▶ [Exercise details]
Pictures aside, quote the whole listing exactly.

- - - - -

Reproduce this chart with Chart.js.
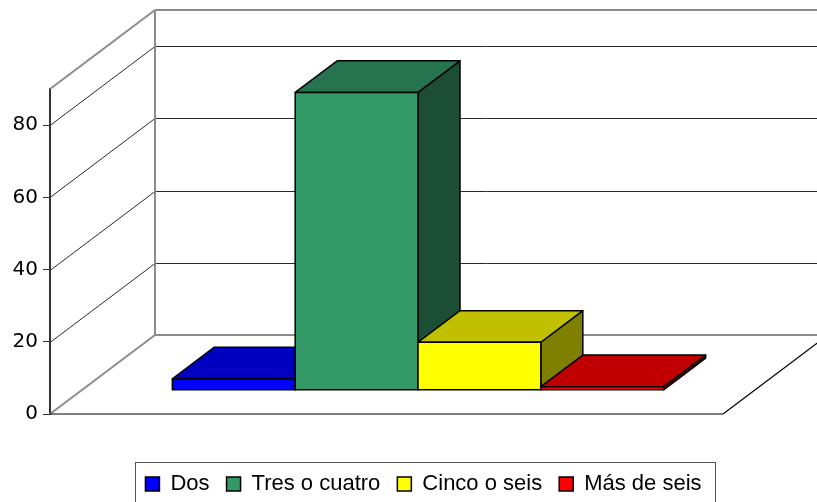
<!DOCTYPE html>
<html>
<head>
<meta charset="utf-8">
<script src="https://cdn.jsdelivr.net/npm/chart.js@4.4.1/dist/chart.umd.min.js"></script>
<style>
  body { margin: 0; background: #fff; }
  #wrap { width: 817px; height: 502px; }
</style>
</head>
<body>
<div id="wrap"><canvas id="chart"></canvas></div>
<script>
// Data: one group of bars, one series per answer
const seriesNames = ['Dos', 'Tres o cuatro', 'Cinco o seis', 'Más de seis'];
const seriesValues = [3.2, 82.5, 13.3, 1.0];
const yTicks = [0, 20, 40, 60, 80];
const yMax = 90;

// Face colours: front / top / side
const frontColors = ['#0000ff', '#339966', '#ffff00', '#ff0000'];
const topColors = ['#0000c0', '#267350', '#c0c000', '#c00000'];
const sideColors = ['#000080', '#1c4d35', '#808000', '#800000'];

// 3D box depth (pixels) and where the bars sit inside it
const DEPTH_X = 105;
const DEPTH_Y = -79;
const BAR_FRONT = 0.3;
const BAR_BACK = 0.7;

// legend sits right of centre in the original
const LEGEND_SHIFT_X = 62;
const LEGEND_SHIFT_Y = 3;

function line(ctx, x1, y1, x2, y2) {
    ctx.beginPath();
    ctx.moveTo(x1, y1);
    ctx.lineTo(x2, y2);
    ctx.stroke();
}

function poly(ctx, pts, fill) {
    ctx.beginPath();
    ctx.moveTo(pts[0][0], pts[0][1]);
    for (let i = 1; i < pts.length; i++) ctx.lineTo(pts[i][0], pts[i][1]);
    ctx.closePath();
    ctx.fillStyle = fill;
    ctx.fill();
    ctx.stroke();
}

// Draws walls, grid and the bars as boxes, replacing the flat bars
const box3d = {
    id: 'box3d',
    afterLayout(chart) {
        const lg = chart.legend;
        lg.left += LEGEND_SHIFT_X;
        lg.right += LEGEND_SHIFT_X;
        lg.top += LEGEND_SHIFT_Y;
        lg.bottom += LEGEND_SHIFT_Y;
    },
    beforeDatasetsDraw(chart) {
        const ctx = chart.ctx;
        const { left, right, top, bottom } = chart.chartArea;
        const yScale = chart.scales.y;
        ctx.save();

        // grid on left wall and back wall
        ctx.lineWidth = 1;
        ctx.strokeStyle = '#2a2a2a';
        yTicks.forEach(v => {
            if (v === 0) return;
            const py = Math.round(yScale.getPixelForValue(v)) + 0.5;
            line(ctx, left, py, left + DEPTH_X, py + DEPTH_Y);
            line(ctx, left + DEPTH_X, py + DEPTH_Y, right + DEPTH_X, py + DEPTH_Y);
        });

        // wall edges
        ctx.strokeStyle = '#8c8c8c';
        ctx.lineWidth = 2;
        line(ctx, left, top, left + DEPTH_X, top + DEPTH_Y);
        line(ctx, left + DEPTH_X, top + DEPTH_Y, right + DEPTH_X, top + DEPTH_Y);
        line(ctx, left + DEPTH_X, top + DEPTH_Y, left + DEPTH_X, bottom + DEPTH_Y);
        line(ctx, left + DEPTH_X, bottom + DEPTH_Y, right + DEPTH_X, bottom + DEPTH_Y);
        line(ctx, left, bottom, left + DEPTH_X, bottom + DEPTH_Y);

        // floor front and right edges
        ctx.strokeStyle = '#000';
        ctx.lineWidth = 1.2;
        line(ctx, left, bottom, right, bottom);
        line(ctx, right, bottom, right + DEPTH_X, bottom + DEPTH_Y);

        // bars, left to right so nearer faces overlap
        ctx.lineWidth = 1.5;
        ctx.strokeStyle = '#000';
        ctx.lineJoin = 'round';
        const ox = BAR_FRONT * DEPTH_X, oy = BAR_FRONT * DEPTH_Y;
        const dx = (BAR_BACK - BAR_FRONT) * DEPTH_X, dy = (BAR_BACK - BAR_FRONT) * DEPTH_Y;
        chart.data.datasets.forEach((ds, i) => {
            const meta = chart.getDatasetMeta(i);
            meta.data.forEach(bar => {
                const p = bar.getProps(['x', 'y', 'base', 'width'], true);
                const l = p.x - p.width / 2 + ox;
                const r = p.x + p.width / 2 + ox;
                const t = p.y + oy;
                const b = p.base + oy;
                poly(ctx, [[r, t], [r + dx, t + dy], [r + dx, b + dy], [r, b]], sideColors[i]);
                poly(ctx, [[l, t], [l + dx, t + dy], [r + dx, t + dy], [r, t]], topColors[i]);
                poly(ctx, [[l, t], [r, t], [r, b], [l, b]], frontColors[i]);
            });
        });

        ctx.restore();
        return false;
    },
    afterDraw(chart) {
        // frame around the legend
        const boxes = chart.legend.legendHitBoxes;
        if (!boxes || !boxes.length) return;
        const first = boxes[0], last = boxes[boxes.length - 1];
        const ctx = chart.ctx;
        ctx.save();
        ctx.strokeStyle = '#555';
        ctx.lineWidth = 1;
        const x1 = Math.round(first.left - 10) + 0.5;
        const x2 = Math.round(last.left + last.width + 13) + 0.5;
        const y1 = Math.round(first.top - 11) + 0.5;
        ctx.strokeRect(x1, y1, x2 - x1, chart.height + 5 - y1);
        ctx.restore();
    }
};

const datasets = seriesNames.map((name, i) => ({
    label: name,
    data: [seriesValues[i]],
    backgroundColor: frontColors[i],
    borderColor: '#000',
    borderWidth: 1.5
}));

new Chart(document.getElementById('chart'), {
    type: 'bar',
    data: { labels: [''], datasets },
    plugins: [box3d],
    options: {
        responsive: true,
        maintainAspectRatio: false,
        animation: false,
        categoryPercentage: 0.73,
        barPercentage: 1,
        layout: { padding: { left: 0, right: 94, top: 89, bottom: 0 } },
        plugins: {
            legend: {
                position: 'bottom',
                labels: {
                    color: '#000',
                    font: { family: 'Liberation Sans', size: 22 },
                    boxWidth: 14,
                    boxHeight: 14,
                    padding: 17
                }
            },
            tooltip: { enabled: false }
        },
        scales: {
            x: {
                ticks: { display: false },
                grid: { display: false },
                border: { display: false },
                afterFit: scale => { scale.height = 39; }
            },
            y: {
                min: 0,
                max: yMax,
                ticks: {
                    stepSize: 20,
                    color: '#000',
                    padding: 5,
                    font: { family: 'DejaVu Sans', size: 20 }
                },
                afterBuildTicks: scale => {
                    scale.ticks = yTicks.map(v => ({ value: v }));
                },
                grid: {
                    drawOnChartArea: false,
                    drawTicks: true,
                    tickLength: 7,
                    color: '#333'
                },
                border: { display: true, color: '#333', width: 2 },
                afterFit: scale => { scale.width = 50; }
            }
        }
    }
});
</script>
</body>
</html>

- - - - -

▶ [Solution for this exercise]
Reproduce this chart with Chart.js.
<!DOCTYPE html>
<html>
<head>
<meta charset="utf-8">
<script src="https://cdn.jsdelivr.net/npm/chart.js@4.4.1/dist/chart.umd.min.js"></script>
<style>
  body { margin: 0; background: #fff; }
  #wrap { width: 817px; height: 502px; }
</style>
</head>
<body>
<div id="wrap"><canvas id="chart"></canvas></div>
<script>
// Data: one group of bars, one series per answer
const seriesNames = ['Dos', 'Tres o cuatro', 'Cinco o seis', 'Más de seis'];
const seriesValues = [3.2, 82.5, 13.3, 1.0];
const yTicks = [0, 20, 40, 60, 80];
const yMax = 90;

// Face colours: front / top / side
const frontColors = ['#0000ff', '#339966', '#ffff00', '#ff0000'];
const topColors = ['#0000c0', '#267350', '#c0c000', '#c00000'];
const sideColors = ['#000080', '#1c4d35', '#808000', '#800000'];

// 3D box depth (pixels) and where the bars sit inside it
const DEPTH_X = 105;
const DEPTH_Y = -79;
const BAR_FRONT = 0.3;
const BAR_BACK = 0.7;

// legend sits right of centre in the original
const LEGEND_SHIFT_X = 62;
const LEGEND_SHIFT_Y = 3;

function line(ctx, x1, y1, x2, y2) {
    ctx.beginPath();
    ctx.moveTo(x1, y1);
    ctx.lineTo(x2, y2);
    ctx.stroke();
}

function poly(ctx, pts, fill) {
    ctx.beginPath();
    ctx.moveTo(pts[0][0], pts[0][1]);
    for (let i = 1; i < pts.length; i++) ctx.lineTo(pts[i][0], pts[i][1]);
    ctx.closePath();
    ctx.fillStyle = fill;
    ctx.fill();
    ctx.stroke();
}

// Draws walls, grid and the bars as boxes, replacing the flat bars
const box3d = {
    id: 'box3d',
    afterLayout(chart) {
        const lg = chart.legend;
        lg.left += LEGEND_SHIFT_X;
        lg.right += LEGEND_SHIFT_X;
        lg.top += LEGEND_SHIFT_Y;
        lg.bottom += LEGEND_SHIFT_Y;
    },
    beforeDatasetsDraw(chart) {
        const ctx = chart.ctx;
        const { left, right, top, bottom } = chart.chartArea;
        const yScale = chart.scales.y;
        ctx.save();

        // grid on left wall and back wall
        ctx.lineWidth = 1;
        ctx.strokeStyle = '#2a2a2a';
        yTicks.forEach(v => {
            if (v === 0) return;
            const py = Math.round(yScale.getPixelForValue(v)) + 0.5;
            line(ctx, left, py, left + DEPTH_X, py + DEPTH_Y);
            line(ctx, left + DEPTH_X, py + DEPTH_Y, right + DEPTH_X, py + DEPTH_Y);
        });

        // wall edges
        ctx.strokeStyle = '#8c8c8c';
        ctx.lineWidth = 2;
        line(ctx, left, top, left + DEPTH_X, top + DEPTH_Y);
        line(ctx, left + DEPTH_X, top + DEPTH_Y, right + DEPTH_X, top + DEPTH_Y);
        line(ctx, left + DEPTH_X, top + DEPTH_Y, left + DEPTH_X, bottom + DEPTH_Y);
        line(ctx, left + DEPTH_X, bottom + DEPTH_Y, right + DEPTH_X, bottom + DEPTH_Y);
        line(ctx, left, bottom, left + DEPTH_X, bottom + DEPTH_Y);

        // floor front and right edges
        ctx.strokeStyle = '#000';
        ctx.lineWidth = 1.2;
        line(ctx, left, bottom, right, bottom);
        line(ctx, right, bottom, right + DEPTH_X, bottom + DEPTH_Y);

        // bars, left to right so nearer faces overlap
        ctx.lineWidth = 1.5;
        ctx.strokeStyle = '#000';
        ctx.lineJoin = 'round';
        const ox = BAR_FRONT * DEPTH_X, oy = BAR_FRONT * DEPTH_Y;
        const dx = (BAR_BACK - BAR_FRONT) * DEPTH_X, dy = (BAR_BACK - BAR_FRONT) * DEPTH_Y;
        chart.data.datasets.forEach((ds, i) => {
            const meta = chart.getDatasetMeta(i);
            meta.data.forEach(bar => {
                const p = bar.getProps(['x', 'y', 'base', 'width'], true);
                const l = p.x - p.width / 2 + ox;
                const r = p.x + p.width / 2 + ox;
                const t = p.y + oy;
                const b = p.base + oy;
                poly(ctx, [[r, t], [r + dx, t + dy], [r + dx, b + dy], [r, b]], sideColors[i]);
                poly(ctx, [[l, t], [l + dx, t + dy], [r + dx, t + dy], [r, t]], topColors[i]);
                poly(ctx, [[l, t], [r, t], [r, b], [l, b]], frontColors[i]);
            });
        });

        ctx.restore();
        return false;
    },
    afterDraw(chart) {
        // frame around the legend
        const boxes = chart.legend.legendHitBoxes;
        if (!boxes || !boxes.length) return;
        const first = boxes[0], last = boxes[boxes.length - 1];
        const ctx = chart.ctx;
        ctx.save();
        ctx.strokeStyle = '#555';
        ctx.lineWidth = 1;
        const x1 = Math.round(first.left - 10) + 0.5;
        const x2 = Math.round(last.left + last.width + 13) + 0.5;
        const y1 = Math.round(first.top - 11) + 0.5;
        ctx.strokeRect(x1, y1, x2 - x1, chart.height + 5 - y1);
        ctx.restore();
    }
};

const datasets = seriesNames.map((name, i) => ({
    label: name,
    data: [seriesValues[i]],
    backgroundColor: frontColors[i],
    borderColor: '#000',
    borderWidth: 1.5
}));

new Chart(document.getElementById('chart'), {
    type: 'bar',
    data: { labels: [''], datasets },
    plugins: [box3d],
    options: {
        responsive: true,
        maintainAspectRatio: false,
        animation: false,
        categoryPercentage: 0.73,
        barPercentage: 1,
        layout: { padding: { left: 0, right: 94, top: 89, bottom: 0 } },
        plugins: {
            legend: {
                position: 'bottom',
                labels: {
                    color: '#000',
                    font: { family: 'Liberation Sans', size: 22 },
                    boxWidth: 14,
                    boxHeight: 14,
                    padding: 17
                }
            },
            tooltip: { enabled: false }
        },
        scales: {
            x: {
                ticks: { display: false },
                grid: { display: false },
                border: { display: false },
                afterFit: scale => { scale.height = 39; }
            },
            y: {
                min: 0,
                max: yMax,
                ticks: {
                    stepSize: 20,
                    color: '#000',
                    padding: 5,
                    font: { family: 'DejaVu Sans', size: 20 }
                },
                afterBuildTicks: scale => {
                    scale.ticks = yTicks.map(v => ({ value: v }));
                },
                grid: {
                    drawOnChartArea: false,
                    drawTicks: true,
                    tickLength: 7,
                    color: '#333'
                },
                border: { display: true, color: '#333', width: 2 },
                afterFit: scale => { scale.width = 50; }
            }
        }
    }
});
</script>
</body>
</html>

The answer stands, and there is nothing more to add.